Robert Lewins (28 August 1817 - 22 July 1895) was a British army surgeon and philosopher. He is best known for his collaboration with Constance Naden on their philosophical theory called hylo-idealism.

==Army career==
Robert Lewins was a Surgeon Lieutenant Colonel who served with the 63rd Regiment in the Crimean War and the Indian Mutiny among other campaigns. According to his obituary in the British Medical Journal, Lewins was also 'in the expedition to the north of China in 1865 in charge of the hospital ship Mauritius, and was present at the capture of the Taku Forts, receiving the medal'.

==Philosophical career==
Upon retiring to England in 1868, Lewins turned his attention to propounding his atheist philosophy. In 1877, he published Life and Mind; on the Basis of Materialism. This work was reviewed favourably in The Secular Review by G. W. Foote, who wrote that it was an 'excellent little essay" containing "valuable information on the pathology of religious excitement".

Initially called Hylo-Zoism, it became Hylo-Idealism upon collaboration with Constance Naden. Other adherents during the 1880s were Herbert Courtney, George M. McCrie, and ‘Julian’ (E. Cobham Brewer's pseudonym).

He published numerous pamphlets on the subject, as well as being a prolific correspondent in certain quarters of the periodical press - including Knowledge, Journal of Science, Secular Review - during the latter decades of his life. The clearest articulation of his ideas (which were often expressed using jargon and obscure phrases) can be found in Humanism versus Theism; or Solipsism (Egoism) = Atheism. In a series of letters by Robert Lewins M.D. (London: Freethought Publishing Company, 1887).

==Friendship with Constance Naden==
From their first meeting 1876 until Naden's death in 1889, Lewins and Naden had a close intellectual friendship. In the early years Lewins encouraged Naden to study German and the natural sciences. The development of their intellectual relationship can be partially traced in the letters Lewins wrote to Naden between November 1878 and February 1880, which were edited and published in 1887, with a preface by Naden, as Humanism versus Theism. They went on to work together as peers on their atheist philosophy, Hylo-Idealism, which endeavoured to use scientific knowledge to show that the universe is best explained through a synthesis of materialism and (non-spiritual) idealism.

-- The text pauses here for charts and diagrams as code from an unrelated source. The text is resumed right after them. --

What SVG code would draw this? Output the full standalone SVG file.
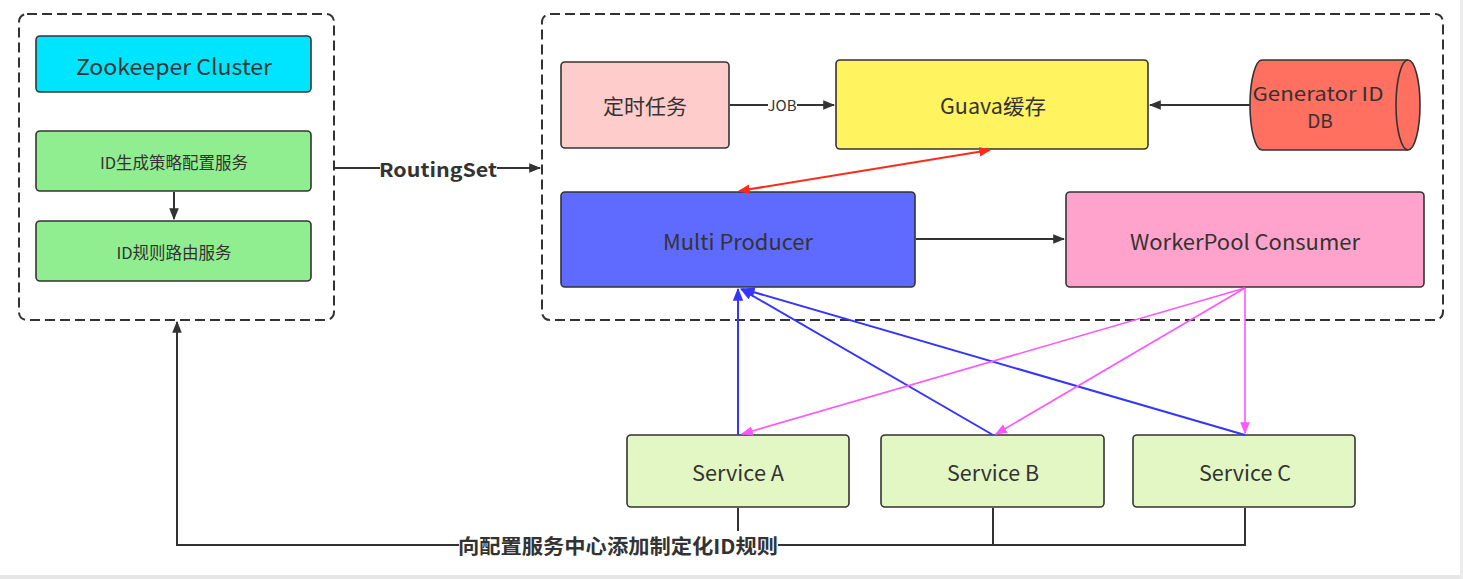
<svg xmlns="http://www.w3.org/2000/svg" width="1463" height="579" viewBox="0 0 1463 579">
<style>
text{font-family:"Noto Sans CJK SC","Noto Sans",sans-serif;fill:#333;text-anchor:middle;dominant-baseline:central}
.node{stroke:#333;stroke-width:1.6}
.cont{fill:none;stroke:#333;stroke-width:2;stroke-dasharray:10 5}
.dk{fill:none;stroke:#333;stroke-width:2}
.bl{fill:none;stroke:#3535FF;stroke-width:2}
.mg{fill:none;stroke:#FF55FF;stroke-width:1.6}
.rd{fill:none;stroke:#FF2A1A;stroke-width:2.2}
</style>
<defs>
<marker id="aDkL" viewBox="0 0 10 10" refX="9" refY="5" markerWidth="12" markerHeight="12" markerUnits="userSpaceOnUse" orient="auto-start-reverse"><path d="M0,1 L10,5 L0,9 z" fill="#333"/></marker>
<marker id="aBl" viewBox="0 0 10 10" refX="9" refY="5" markerWidth="13" markerHeight="13" markerUnits="userSpaceOnUse" orient="auto-start-reverse"><path d="M0,1 L10,5 L0,9 z" fill="#3535FF"/></marker>
<marker id="aMg" viewBox="0 0 10 10" refX="9" refY="5" markerWidth="12" markerHeight="12" markerUnits="userSpaceOnUse" orient="auto-start-reverse"><path d="M0,1 L10,5 L0,9 z" fill="#FF55FF"/></marker>
<marker id="aRd" viewBox="0 0 10 10" refX="9" refY="5" markerWidth="12" markerHeight="12" markerUnits="userSpaceOnUse" orient="auto-start-reverse"><path d="M0,1 L10,5 L0,9 z" fill="#FF2A1A"/></marker>
</defs>
<rect x="0" y="0" width="1463" height="579" fill="#fff"/>
<rect x="0" y="575" width="1463" height="4" fill="#e6e6e6"/>
<rect x="1460" y="0" width="3" height="579" fill="#ececec"/>

<g id="left-container"><rect class="cont" x="19" y="14" width="315" height="306" rx="8"/></g>
<g id="right-container"><rect class="cont" x="542" y="14" width="901" height="306" rx="8"/></g>

<g id="zookeeper"><rect class="node" x="36" y="36" width="275" height="56" rx="4" fill="#00E5FF"/><text x="174" y="65" font-size="22" textLength="196" lengthAdjust="spacingAndGlyphs">Zookeeper Cluster</text></g>
<g id="id-config"><rect class="node" x="36" y="131" width="275" height="60" rx="4" fill="#90EE90"/><text x="174" y="162" font-size="16.5">ID生成策略配置服务</text></g>
<g id="id-route"><rect class="node" x="36" y="221" width="275" height="60" rx="4" fill="#90EE90"/><text x="174" y="252" font-size="16.5">ID规则路由服务</text></g>

<g id="timer"><rect class="node" x="561" y="62" width="168" height="86" rx="4" fill="#FFCCCC"/><text x="645" y="105" font-size="21">定时任务</text></g>
<g id="guava"><rect class="node" x="836" y="60" width="312" height="89" rx="4" fill="#FFF35F"/><text x="993" y="105" font-size="21" textLength="106" lengthAdjust="spacingAndGlyphs">Guava缓存</text></g>
<g id="db"><path class="node" fill="#FF7060" d="M1262,60 L1408,60 A12,45 0 0 1 1408,150 L1262,150 A12,45 0 0 1 1262,60 Z"/><path class="node" fill="none" d="M1408,60 A12,45 0 0 0 1408,150"/><text x="1318" y="92" font-size="19" textLength="131" lengthAdjust="spacingAndGlyphs">Generator ID</text><text x="1320" y="119" font-size="19">DB</text></g>
<g id="producer"><rect class="node" x="561" y="192" width="354" height="95" rx="4" fill="#5F6BFF"/><text x="738" y="241" font-size="21" textLength="150" lengthAdjust="spacingAndGlyphs">Multi Producer</text></g>
<g id="consumer"><rect class="node" x="1066" y="192" width="358" height="95" rx="4" fill="#FFA3CC"/><text x="1245" y="241" font-size="21" textLength="230" lengthAdjust="spacingAndGlyphs">WorkerPool Consumer</text></g>
<g id="svcA"><rect class="node" x="627" y="435" width="222" height="72" rx="4" fill="#E3F7C5"/><text x="738" y="472" font-size="21" textLength="92" lengthAdjust="spacingAndGlyphs">Service A</text></g>
<g id="svcB"><rect class="node" x="881" y="435" width="223" height="72" rx="4" fill="#E3F7C5"/><text x="993" y="472" font-size="21" textLength="92" lengthAdjust="spacingAndGlyphs">Service B</text></g>
<g id="svcC"><rect class="node" x="1133" y="435" width="222" height="72" rx="4" fill="#E3F7C5"/><text x="1245" y="472" font-size="21" textLength="92" lengthAdjust="spacingAndGlyphs">Service C</text></g>

<g id="connectors">
<path class="dk" d="M174,192 L174,219" marker-end="url(#aDkL)"/>
<path class="dk" d="M335,168 L380,168"/>
<path class="dk" d="M497,168 L540,168" marker-end="url(#aDkL)"/>
<text x="438" y="168" font-size="19" font-weight="bold" textLength="118" lengthAdjust="spacingAndGlyphs">RoutingSet</text>
<path class="dk" d="M730,105 L768,105"/>
<path class="dk" d="M797,105 L834,105" marker-end="url(#aDkL)"/>
<text x="782" y="105" font-size="14" textLength="29" lengthAdjust="spacingAndGlyphs">JOB</text>
<path class="dk" d="M1250,105 L1150,105" marker-end="url(#aDkL)"/>
<path class="rd" d="M990,150 L739,191" marker-start="url(#aRd)" marker-end="url(#aRd)"/>
<path class="dk" d="M916,239 L1064,239" marker-end="url(#aDkL)"/>
<path class="bl" d="M738,435 L738,289" marker-end="url(#aBl)"/>
<path class="bl" d="M993,435 L741,289" marker-end="url(#aBl)"/>
<path class="bl" d="M1245,435 L743,289" marker-end="url(#aBl)"/>
<path class="mg" d="M1245,288 L742,434" marker-end="url(#aMg)"/>
<path class="mg" d="M1245,288 L996,434" marker-end="url(#aMg)"/>
<path class="mg" d="M1245,288 L1245,433" marker-end="url(#aMg)"/>
<path class="dk" d="M738,508 L738,531 M993,508 L993,545 M1245,508 L1245,545 L778,545"/>
<path class="dk" d="M459,545 L177,545 L177,322" marker-end="url(#aDkL)"/>
<text x="618" y="545" font-size="20" font-weight="bold" textLength="320" lengthAdjust="spacingAndGlyphs">向配置服务中心添加制定化ID规则</text>
</g>
</svg>
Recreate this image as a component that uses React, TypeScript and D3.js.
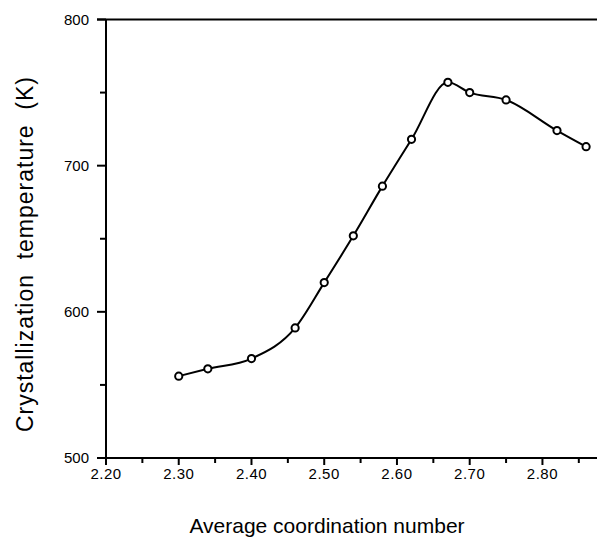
import React from 'react';
import * as d3 from 'd3';

const coordNumbers = [2.30, 2.34, 2.40, 2.46, 2.50, 2.54, 2.58, 2.62, 2.67, 2.70, 2.75, 2.82, 2.86];
const crystTemps = [556, 561, 568, 589, 620, 652, 686, 718, 757, 750, 745, 724, 713];

const xMajorTicks = [2.2, 2.3, 2.4, 2.5, 2.6, 2.7, 2.8];
const xMinorTicks = [2.25, 2.35, 2.45, 2.55, 2.65, 2.75, 2.85];
const yMajorTicks = [500, 600, 700, 800];
const yMinorTicks = [550, 650, 750];

const width = 597;
const height = 538;
const margin = { top: 19.5, right: 0, bottom: 80, left: 106 };

export default function App() {
  const x = d3.scaleLinear()
    .domain([2.2, 2.875])
    .range([margin.left, width - margin.right]);

  const y = d3.scaleLinear()
    .domain([500, 800])
    .range([height - margin.bottom, margin.top]);

  const points = coordNumbers.map((c, i) => [c, crystTemps[i]] as [number, number]);

  const line = d3.line<[number, number]>()
    .x(d => x(d[0]))
    .y(d => y(d[1]))
    .curve(d3.curveMonotoneX);

  const font = 'Liberation Sans, Arial, sans-serif';
  const y0 = y(500);
  const yLabelX = 33;
  const yLabelY = 254.5;

  return (
    <svg width={width} height={height} style={{ position: 'absolute', left: 0, top: 0, background: '#fff' }}>
      {/* frame: top line, left axis, bottom axis */}
      <line x1={x(2.2) - 9} x2={width} y1={y(800)} y2={y(800)} stroke="#000" strokeWidth={2} />
      <line x1={x(2.2)} x2={x(2.2)} y1={y(800)} y2={y0 + 7} stroke="#000" strokeWidth={2} />
      <line x1={x(2.2) - 9} x2={width} y1={y0} y2={y0} stroke="#000" strokeWidth={2} />

      {yMajorTicks.map(t => (
        <g key={'ym' + t}>
          <line x1={x(2.2) - 9} x2={x(2.2)} y1={y(t)} y2={y(t)} stroke="#000" strokeWidth={2} />
          <text x={89} y={y(t)} dy="0.35em" textAnchor="end" fontFamily={font} fontSize={15}>{t}</text>
        </g>
      ))}
      {yMinorTicks.map(t => (
        <line key={'yn' + t} x1={x(2.2) - 6} x2={x(2.2)} y1={y(t)} y2={y(t)} stroke="#000" strokeWidth={2} />
      ))}

      {xMajorTicks.map(t => (
        <g key={'xm' + t}>
          <line x1={x(t)} x2={x(t)} y1={y0} y2={y0 + 7} stroke="#000" strokeWidth={2} />
          <text x={x(t)} y={y0 + 21} textAnchor="middle" fontFamily={font} fontSize={15} letterSpacing={0.5}>{t.toFixed(2)}</text>
        </g>
      ))}
      {xMinorTicks.map(t => (
        <line key={'xn' + t} x1={x(t)} x2={x(t)} y1={y0} y2={y0 + 5} stroke="#000" strokeWidth={2} />
      ))}

      <path d={line(points) || ''} fill="none" stroke="#000" strokeWidth={2} />
      {points.map((p, i) => (
        <circle key={i} cx={x(p[0])} cy={y(p[1])} r={3.6} fill="#fff" stroke="#000" strokeWidth={2} />
      ))}

      <text x={327} y={533} textAnchor="middle" fontFamily={font} fontSize={21}>Average coordination number</text>
      <text
        transform={`translate(${yLabelX},${yLabelY}) rotate(-90)`}
        textAnchor="middle"
        fontFamily={font}
        fontSize={23}
        style={{ whiteSpace: 'pre' }}
        textLength={355}
        lengthAdjust="spacing"
      >{'Crystallization  temperature  (K)'}</text>
    </svg>
  );
}
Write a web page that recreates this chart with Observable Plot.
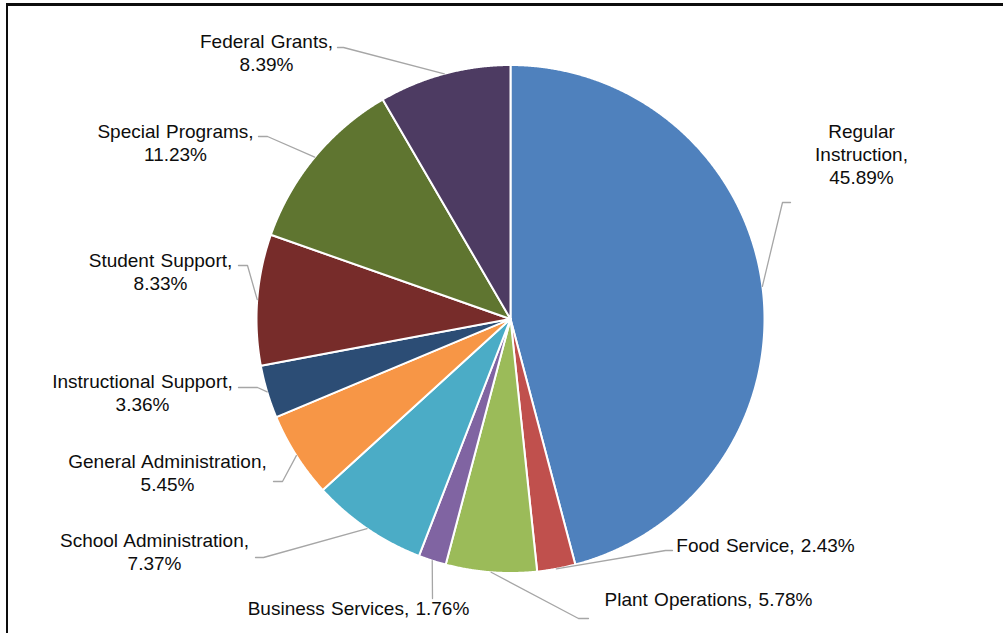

Marion Thain has described how 'what appealed to Naden, came in key part from his poetic ability to elevate monistic theories of life through his rhetoric [... Naden] shares Lewins’ desire to imbue her monism with the same sense of wonder and power which people have traditionally found in religion.'

After Naden's death in December 1889, Lewins rapidly commissioned a memorial bust for Mason Science College, which is now housed in the University of Birmingham's Cadbury Research Library reading room. He also contributed to Constance Naden: A Memoir, a volume authored by four of her friends; Lewins' chapter focuses entirely upon explaining their shared philosophical ideals rather than recounting memories of Naden.